"Safe as my honor!"

I know not with what emotions my captain had listened to this long recital. As for me, I had been intensely interested. Yet I could not tell why it should not please me to find that this scornful little lady was presumptive heiress to wealth and titles, probably even of royal rank, for so I could not but understand the doctor's illustration.

"Does Mademoiselle Pelagie know all this?" inquired the captain. "Does she know her rank and prospects? Is it permitted to speak of them to her?"

"Oh, no, no, no!" uttered the doctor, rapidly, with vigorous protestations of head and hands. "Pelagie knows nothing but that almost longer ago than she can remember she lived in a beautiful house with many servants, and with a father and mother who idolized her, but who went away from her one day never to return. Of course she knows now why they never returned, but that is all. She has lived with us in America nearly ten years, and I think she has learned to love Madame Saugrain and me almost as if we were indeed her father and mother, and we could not love child of our own more tenderly.

"And so you see, my dear young sir," regarding me with affectionate concern, "what a weighty responsibility I have put upon your young shoulders. If the burden is too great for you, I absolve you from your offer as escort, and Pelagie shall stay at home whether she will or not. I think it would be far the better way."

"Oh, no, no, sir!" I protested eagerly. "I am proud you think me worthy such a responsibility. I will never let her out of my sight for one moment, and I promise to bring her back to you in safety."

"Thank you," said the doctor, gravely; "that is what I would wish. Do not let her out of your sight if it is possible. Even if she seems to be fretted by your espionage I hope you will bear with her temper,—which I know to be a royal one,—and persist in your watchfulness. I shall be deeply grateful to you."

By the time the day of the picnic arrived, I flattered myself I had made some slight progress in Mademoiselle Pelagie's regard. Very slight, to be sure, yet I thought she did not treat me with quite the disdain she had shown at first. Indeed, I even thought I sometimes detected that she was listening with interest when Madame Saugrain or the good doctor was questioning me about my life at home in Philadelphia.

Twice a day at least we were brought together at the table, for the captain and I had taken up our abode at Dr. Saugrain's. It was not without much demur that we had, at last, accepted the doctor's urgent invitations to do so. To be sure, there was no hostelry in the village, except the low tavern where the disreputable Indians and rough river-men congregated, and we would have been obliged to accept some of the many hospitable invitations extended us by the Chouteaus, the Papins, the Cerrés, indeed by nearly every leading citizen of St. Louis, all eagerly vying with one another for the privilege of entertaining General Clarke's brother. I think the captain's hesitancy arose from the feeling that he ought to accept Émile Yosti's or Manuel Lisa's hospitality, since his business was chiefly concerned with them; but with me it was the feeling that it would be intolerable to dwell under the same roof with my Lady Disdain, and be subjected to countless little ignominies at her hands.

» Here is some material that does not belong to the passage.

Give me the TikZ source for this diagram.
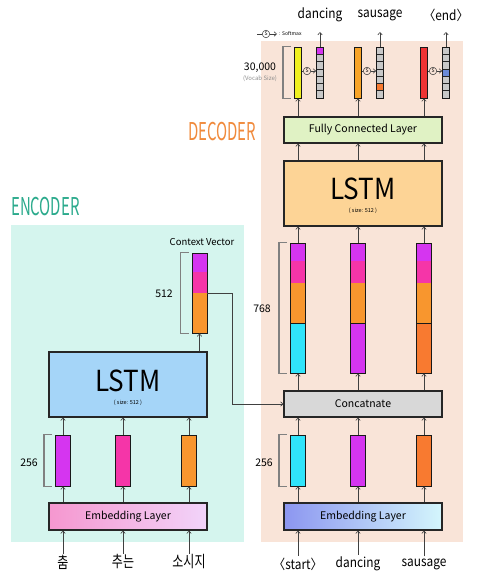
\documentclass[tikz,border=0pt]{standalone}
\usepackage{fontspec}
\setmainfont{Noto Sans CJK KR}
\usetikzlibrary{arrows.meta}
\definecolor{encbg}{HTML}{D5F5EE}
\definecolor{decbg}{HTML}{F9E4D8}
\definecolor{enctitle}{HTML}{2BAA8C}
\definecolor{dectitle}{HTML}{F08A3C}
\definecolor{purp}{HTML}{D535F0}
\definecolor{pinkc}{HTML}{F535A8}
\definecolor{orng}{HTML}{F8962E}
\definecolor{cyanc}{HTML}{30E4FA}
\definecolor{orng2}{HTML}{F87A30}
\definecolor{lstmblue}{HTML}{A5D5F8}
\definecolor{lstmorange}{HTML}{FDD496}
\definecolor{fcgreen}{HTML}{E0F2C4}
\definecolor{concgray}{HTML}{D8D8D8}
\definecolor{yellowc}{HTML}{F0F020}
\definecolor{orng3}{HTML}{F8A428}
\definecolor{redc}{HTML}{EE3434}
\definecolor{cellgray}{HTML}{C8C8C8}
\definecolor{cellblue}{HTML}{6A8AD8}
\definecolor{embAl}{HTML}{F597CF}
\definecolor{embAr}{HTML}{F2D4FA}
\definecolor{embBl}{HTML}{8C96F0}
\definecolor{embBr}{HTML}{D4F6FC}
\begin{document}
\begin{tikzpicture}[x=1pt,y=-1pt,
  layer/.style={draw=black!85,line width=1.1pt,minimum width=158pt,inner sep=0pt,font=\fontsize{10.5}{12}\selectfont},
  vec/.style={draw=black!90,line width=0.9pt,minimum width=15pt,inner sep=0pt},
  obar/.style={draw=black!90,line width=0.8pt,minimum width=7pt,minimum height=51pt,inner sep=0pt},
  arr/.style={draw=black!75,line width=0.6pt,-{Straight Barb[length=2.5pt,width=4.5pt]}},
  brk/.style={draw=black!50,line width=1.6pt},
  lbl/.style={font=\fontsize{10.5}{12}\selectfont,inner sep=0pt},
  word/.style={font=\fontsize{13.5}{15}\selectfont,inner sep=2pt},
  kword/.style={font=\fontsize{16}{17}\selectfont,inner sep=1pt},
  big/.style={font=\fontsize{29}{30}\selectfont,inner sep=0pt},
  tiny/.style={font=\fontsize{5.5}{6}\selectfont,inner sep=0pt},
  smx/.style={circle,draw=black!80,line width=0.5pt,inner sep=0pt,minimum size=7.5pt,font=\fontsize{5}{5}\selectfont},
]
\useasboundingbox (0,0) rectangle (479,578);
% backgrounds
\fill[encbg] (11,225) rectangle (244,542);
\fill[decbg] (261,41) rectangle (463,542);
\node[font=\fontsize{24.5}{25}\selectfont,text=enctitle,anchor=west,inner sep=0pt] (enct) at (11,207) {\scalebox{0.61}[1]{ENCODER}};
\node[font=\fontsize{24.5}{25}\selectfont,text=dectitle,anchor=west,inner sep=0pt] (dect) at (188,132) {\scalebox{0.61}[1]{DECODER}};

% ================= ENCODER =================
\node[layer,minimum height=27pt,left color=embAl,right color=embAr] (eemb) at (128,516.5) {Embedding Layer};
\node[vec,minimum height=51pt,fill=purp] (ev1) at (63,460.5) {};
\node[vec,minimum height=51pt,fill=pinkc] (ev2) at (123,460.5) {};
\node[vec,minimum height=51pt,fill=orng] (ev3) at (189,460.5) {};
\draw[brk] ([xshift=-3pt]ev1.north west) -| ([xshift=-11pt]ev1.south west) -- ([xshift=-3pt]ev1.south west);
\node[lbl] (e256) at (29,463) {256};
\node[layer,minimum height=65pt,fill=lstmblue] (elstm) at (128,384.5) {};
\node[big] (elt) at (128,381) {\scalebox{0.9}[1]{LSTM}};
\node[tiny] (els) at (128,403) {( size: 512 )};
% context vector
\fill[purp] (192,253) rectangle (207,272);
\fill[pinkc] (192,272) rectangle (207,293);
\fill[orng] (192,293) rectangle (207,333);
\node[vec,minimum height=80pt] (ctx) at (199.5,293) {};
\node[font=\fontsize{9.5}{11}\selectfont,inner sep=0pt] (ctxl) at (202,242) {Context Vector};
\draw[brk] ([xshift=-3pt]ctx.north west) -| ([xshift=-11pt]ctx.south west) -- ([xshift=-3pt]ctx.south west);
\node[lbl] (e512) at (164,294) {512};
% inputs
\node[kword] (i1) at (63,562) {\scalebox{0.75}[1]{춤}};
\node[kword] (i2) at (123,562) {\scalebox{0.75}[1]{추는}};
\node[kword] (i3) at (189,562) {\scalebox{0.75}[1]{소시지}};
\foreach \k in {1,2,3} {
  \draw[arr] (i\k.north) -- (eemb.south -| i\k);
  \draw[arr] (eemb.north -| ev\k) -- (ev\k.south);
  \draw[arr] (ev\k.north) -- (elstm.south -| ev\k);
}
\draw[arr] (elstm.north -| ctx) -- (ctx.south);

% ================= DECODER =================
\node[layer,minimum height=27pt,left color=embBl,right color=embBr] (demb) at (363,516.5) {Embedding Layer};
\node[vec,minimum height=51pt,fill=cyanc] (dv1) at (298,460.5) {};
\node[vec,minimum height=51pt,fill=purp] (dv2) at (358,460.5) {};
\node[vec,minimum height=51pt,fill=orng2] (dv3) at (424,460.5) {};
\draw[brk] ([xshift=-3pt]dv1.north west) -| ([xshift=-11pt]dv1.south west) -- ([xshift=-3pt]dv1.south west);
\node[lbl] (d256) at (264,463) {256};
\node[layer,minimum height=26pt,fill=concgray] (conc) at (363,404) {Concatnate};
% 768 vectors
\foreach \k/\x/\c in {1/298/cyanc,2/358/purp,3/424/orng2} {
  \fill[purp] (\x-7.5,243) rectangle (\x+7.5,261);
  \fill[pinkc] (\x-7.5,261) rectangle (\x+7.5,283);
  \fill[orng] (\x-7.5,283) rectangle (\x+7.5,323);
  \fill[\c] (\x-7.5,323) rectangle (\x+7.5,373);
  \node[vec,minimum height=130pt] (dw\k) at (\x,308) {};
  \draw[black!90,line width=0.9pt] (dw\k.west |- 0,323) -- (dw\k.east |- 0,323);
}
\draw[brk] ([xshift=-3pt]dw1.north west) -| ([xshift=-11pt]dw1.south west) -- ([xshift=-3pt]dw1.south west);
\node[lbl] (d768) at (262,309) {768};
\node[layer,minimum height=65pt,fill=lstmorange] (dlstm) at (363,193.5) {};
\node[big] (dlt) at (363,189) {\scalebox{0.9}[1]{LSTM}};
\node[tiny] (dls) at (363,211) {( size: 512 )};
\node[layer,minimum height=26pt,fill=fcgreen] (fc) at (363,130) {Fully Connected Layer};
% output bars
\node[obar,fill=yellowc] (b1) at (298,72.5) {};
\node[obar,fill=orng3] (b2) at (358,72.5) {};
\node[obar,fill=redc] (b3) at (424,72.5) {};
% softmax grids
\foreach \k/\x/\hi/\hc in {1/320/0/purp,2/380/5/orng2,3/446/3/cellblue} {
  \foreach \j in {0,...,6} {
    \pgfmathsetmacro{\ya}{47+\j*51/7}
    \pgfmathsetmacro{\yb}{47+(\j+1)*51/7}
    \ifnum\j=\hi
      \filldraw[fill=\hc,draw=black!85,line width=0.5pt] (\x-3.5,\ya) rectangle (\x+3.5,\yb);
    \else
      \filldraw[fill=cellgray,draw=black!85,line width=0.5pt] (\x-3.5,\ya) rectangle (\x+3.5,\yb);
    \fi
  }
  \node[obar,fill=none] (g\k) at (\x,72.5) {};
}
\foreach \k/\x in {1/307,2/367,3/433} {
  \node[smx] (s\k) at (\x,71) {S};
  \draw[black!75,line width=0.5pt] (b\k.east |- s\k) -- (s\k.west);
  \draw[arr] (s\k.east) -- (g\k.west |- s\k);
}
\draw[brk] (b1.north west) ++(-3pt,0) coordinate (bk1) -- ++(-8pt,0) coordinate (bk2) -- (bk2 |- b1.south) -- (bk1 |- b1.south);
\node[lbl] (vs) at (260,68) {30,000};
\node[font=\fontsize{6}{7}\selectfont,text=black!45,inner sep=0pt] (vsl) at (260,79) {\textit{(Vocab Size)}};
% legend
\node[smx] (ls) at (266,34) {S};
\coordinate (lsa) at (257,34);
\coordinate (lsb) at (277,34);
\draw[black!75,line width=0.5pt] (lsa) -- (ls.west);
\draw[arr] (ls.east) -- (lsb);
\node[font=\fontsize{5}{6}\selectfont,anchor=west,inner sep=0pt] (lst) at (279,34) {: Softmax};
% outputs
\coordinate (o1) at (320,32);
\coordinate (o2) at (380,32);
\coordinate (o3) at (446,32);
\node[word] (t1) at (320,15) {\scalebox{0.88}[1]{dancing}};
\node[word] (t2) at (380,15) {\scalebox{0.88}[1]{sausage}};
\node[word] (t3) at (446,15) {\scalebox{0.88}[1]{〈end〉}};
% decoder inputs
\node[word] (j1) at (298,564) {\scalebox{0.88}[1]{〈start〉}};
\node[word] (j2) at (358,564) {\scalebox{0.88}[1]{dancing}};
\node[word] (j3) at (424,564) {\scalebox{0.88}[1]{sausage}};
\foreach \k in {1,2,3} {
  \draw[arr] (j\k.north) -- (demb.south -| j\k);
  \draw[arr] (demb.north -| dv\k) -- (dv\k.south);
  \draw[arr] (dv\k.north) -- (conc.south -| dv\k);
  \draw[arr] (conc.north -| dw\k) -- (dw\k.south);
  \draw[arr] (dw\k.north) -- (dlstm.south -| dw\k);
  \draw[arr] (dlstm.north -| dw\k) -- (fc.south -| dw\k);
  \draw[arr] (fc.north -| b\k) -- (b\k.south);
  \draw[arr] (g\k.north) -- (o\k);
}
% context to concatenate
\draw[arr] (ctx.east) -- ++(25,0) |- (conc.west);
\end{tikzpicture}
\end{document}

Yet when the doctor presented it to us as a very great favor to him at this time, when he might need our assistance as well as our advice in protecting Mademoiselle Pelagie, we could object no further, and I, at least, was as eager to stay as I had before been unwilling. To me it seemed the more reasonable that he might easily need what assistance our swords could give him, if there were really on foot a plan to capture mademoiselle, because the doctor's house was set in a large garden, at the extreme borders of the village, next to the stockade and with no neighbor within hearing.

The day of the picnic rose clear and bright, changing soon to the purple haze and soft air of a day in late November. Breakfast was hardly over when the picnickers began to pass the house, some of them walking in merry groups, some in little French carts drawn by oxen or small, hardy ponies, but many of them, I noted with a beating heart, on horseback carrying double, the maiden on a pillion holding fast with her arm around her escort's waist. Was it thus my Lady Disdain expected to be carried to the picnic, I wondered, and could not tell for the life of me whether I most hoped it or dreaded it.